11. Nantucket JV (Mass.) 9-0

Season complete: Head coach Jami Lower’s crew now determined to emerge on the varsity in 2018 and beyond

And bear in mind: Darien (Conn.) 20-3, Lewes Cape Henlopen (Del.) 16-2, Orlando Bishop Moore (Fla.) 20-4, Milton (Ga.) 19-4, Marriottsville Marriotts Ridge (Md.) 12-4, Moorestown (N.J.) 21-2, Garden City (N.Y.) 20-1, Pittsford (N.Y.) 20-1, Raleigh Cardinal Gibbons (N.C.) 18-2, Upper Arlington (Ohio) 16-2, Alexandria St. Stephen’s/St. Agnes (Va.) 27-2

June 19, 2017 — A need-to-read series

The world of girls’ high school lacrosse often gets very low billing in terms of scholastic sports coverage in local newspapers. That’s what made an initiative by The Valley News of West Lebanon, N.H. so unique.

The series is called The Climb, and it follows the Lebanon (N.H.) varsity through a season of transition, where this successful team is finding it needs to turn over playing time to younger players in order to maintain its form.

Here are the 18 parts of the series, written by Tris Wykes. I think it’s the finest series written by a scholastic lacrosse writer in several years. You may need to right-click and read the parts in “incognito” mode in order to avoid hitting the News’ limit on pageciews.

June 18, 2017 — The story ends with a three-peat in an unexpected place

The 2017 domestic girls’ lacrosse season ended yesterday with championship doubleheaders in Maine and in Massachusetts. Waterboro Massabesic (Maine) and Kennebunk (Maine), a pair of schools about 10 miles from each other near the New Hampshire border, won their respective Maine Principals Association titles. Further south, Cohasset (Mass.) and Needham (Mass.) brought their respective Massachusetts Interscholastic Athletic Association to the southern suburbs of Boston.

There was one more state that finished out its girls’ lacrosse season, and it finished with a team winning its third straight state championship.

That team is Eden Prairie (Minn.), which beat Minneapolis William M. Blake (Minn.) 16-10 in the state final.

Blake had taken an early 3-0 lead, but the Eagles slowly wrested control of the game.

“They just really came out fearless,” Blake coach Sarah Fellows told The St. Paul Pioneer-Press. “They didn’t care who we were facing, and they knew they needed to start and play their game and I think we did a really good job of that.”

As so often happens, the team running out to a shock lead is not able to sustain the intensity. Eden Prairie took a 9-6 edge at the half, mainly thanks to sophomore Abby Johnson, who had six goals on the day. Senior star Naomi Rogge, who has committed to play ice hockey at Minnesota-Duluth, had four goals and an assist in the comeback.

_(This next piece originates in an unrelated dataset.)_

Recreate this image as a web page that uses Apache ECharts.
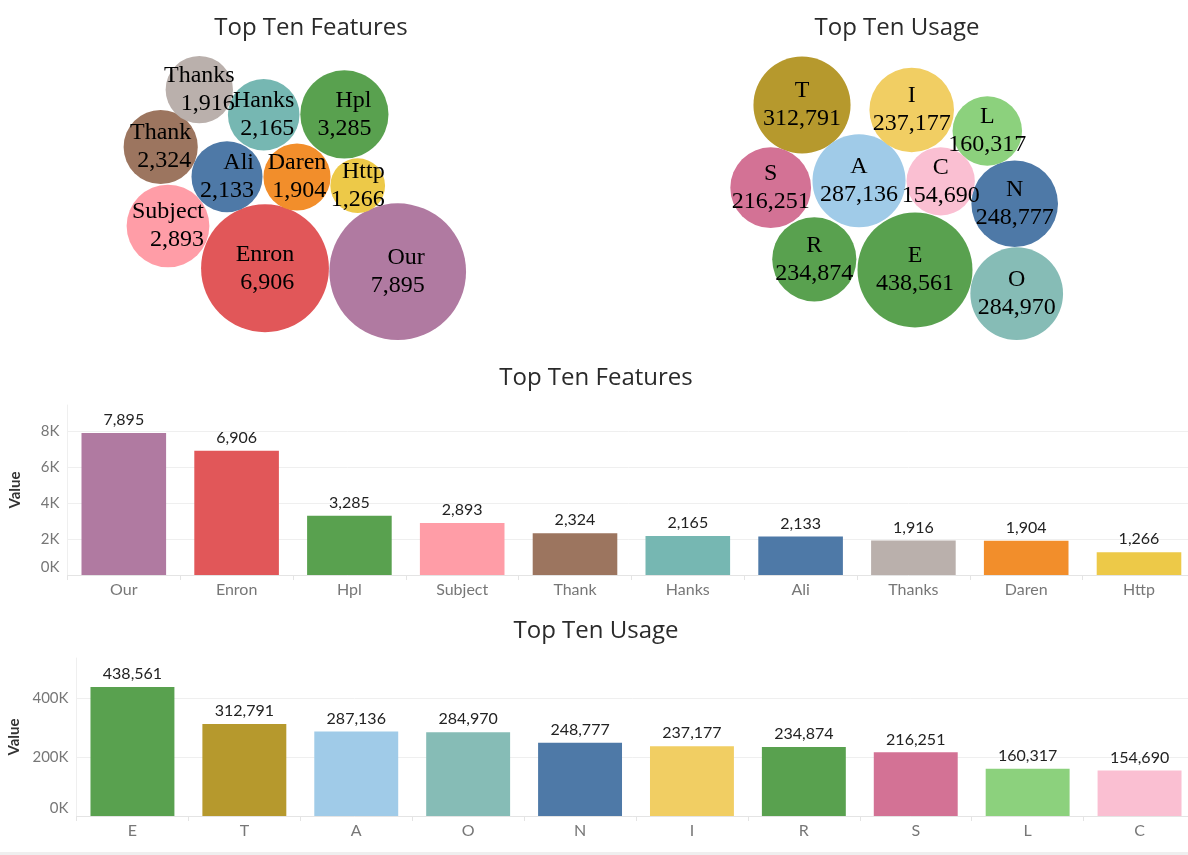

Eden Prairie finished the season with an 18-1 record, with the only loss being to state champion Wilmette Loyola Academy (Ill.).

June 17, 2017 — More disappearing stripes

This story came out yesterday in The Washington Post.

There is a lot to digest in this, especially some of the stated reasons delineated in the article for the reasons why game officials in many sports don’t return. And they go far beyond verbal or physical abuse and confrontations.

I’ll give you some perspective on a few:

  1. Low pay. There used to be certain competitions where boys’ sports officials were paid a third more than girls’ sports. I know there are some officials organizations which have advocated for better pay, which has allowed officials to make a pretty good living. But at other times, the pay is so low that the game official loses money in the mileage needed to go the game.
  2. Cherry-picking. There are still places in the United States where coaches are allowed to choose members of the pool of game officials for postseason play. This puts coaches in the position of possibly choosing against officials who may have missed a call or judgment.
  3. Continuous development. If you watch the mini-documentaries on NFL referees, you’ll notice that the officials are coached up constantly. They watch video, take a mini-quiz, and will sometimes make up game scenarios in the form of questions to test teach other. In U.S. high schools, you can get certification in the preseason to be rated for a certain level, and you keep that level for the season no matter what happens.

But there is, I think, another reason for the lack of retention for game officials in youth sports. It’s because there is an entire new class of youth sports officials which have come into being in the last few years. These are the officials who oversee elite-level competitions sponsored by national government bodies of sport, whether it is the Olympic Development Program or the U.S. Soccer Development Academy; the National Club Championships in field hockey; or any number of travel softball, baseball, or lacrosse tournaments which have cropped up like weeds across America.

These are competitions which occur on weekends and attract elite players and teams — presumably ones who know the rules. But even then, there’s no guarantee. If you read websites carefully, you’ll note how complicated and expansive the Code of Conduct is for players, coaches, teams, and their supporters have become the last few years.

And these regulations are written for a reason.